Student Question
How can one compare the writings of Anne Bradstreet, Phillis Wheatley, Sarah Kemble Knight, Frances Harper, Angelina Grimke’, and Sarah Edwards?
Quick answer:
The writings of Anne Bradstreet, Phillis Wheatley, Sarah Kemble Knight, Frances Harper, Angelina Grimké, and Sarah Edwards share a didactic and religious nature. They often convey moral or spiritual messages. Wheatley and Harper emphasize God's mercy, Grimké addresses the sin of slavery, while Knight uses humor and observation in her travel writings. Edwards and Bradstreet reflect Puritan beliefs, expressing deep piety and interpreting events as divine will. These women demonstrate strong conviction and religious devotion.
Much early American literature is didactic; that is, it is intended to teach, to present a moral or religious statement. And, the writings of Bradstreet, Wheatley, Knight, Harper, Grimke, and Edwards exhibit this didactic characteristic along with a certain religiosity. For example, Phillis Wheatley, who was a slave brought to Boston, but well educated and given her freedom, wrote in "On Being Brought from Africa to America" of her gratitude for having been made a Christian, and she urges other Christians to realize that all people can be saved.

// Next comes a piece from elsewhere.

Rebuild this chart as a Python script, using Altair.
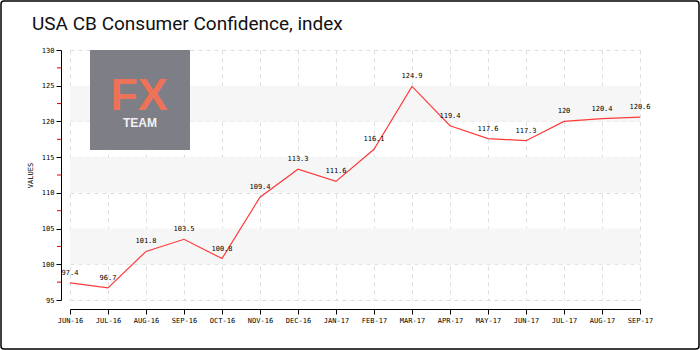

'Twas mercy brought me from my pagan land,
Taught my benighted soul to understand
That there's a God, that there's a saviour too....
Remember, Christians, Negroes black as Cain
May be refined and join the angelic strain.
Frances Harper, an African-American abolitionist, too, alluded to God's mercy in her poem, "A Double Standard":
I’m glad God’s ways are not our ways,
He does not see as man,
Within His love I know there’s room
For those whom others ban.
Angelina Grimble, whose writing was during the nineteenth century, however,delivers the religious message that slavery is wrong. An abolitionist, Grimble felt that slavery was a sin, and by doing away with slavery, people could be absolved of their sins.
An adventurous and shrewd Sarah Kemble Knight writes of her trip from Boston to New York as she rides her horse to the Dutch settlement where she observes the "Litigious" inhabitants who even barter with sheep dung. However, with humor, Knight remarks upon their act of paying the Parson with this dung, and loaning the sheep for one night in order to fertilize a field, adding with humor, "But were once Bit by a sharper who had them a night and sheared them all before morning." Interspersed in her journalistic style are rhymes and her didactic religious words after her arrival home,
But desire sincerely to adore my Great Benefactor for thus graciously carrying forth and returning in safety his unworthy handmaid.
Also a deeply pious woman, and the wife of the Puritan minister Jonathan Edwards, Sarah Edwards had profound spiritual experiences. Once when a visiting preacher came, Mrs. Edwards wrote,
“intenseness of my feelings again took away my bodily strength. … I could with difficulty refrain from rising from my seat and leaping for joy.”
Another Puritan, Anne Bradstreet also interpreted all that occurred as the part of her destiny designed by God. In her poem "Upon the Burning of Our House" in 1666, Bradstreet concludes,
It was his own, it was not mine,
Far be it that I should repine;
He might of all justly bereft
But yet sufficient for us left.
Truly, then, all of these women were women of great conviction and piety.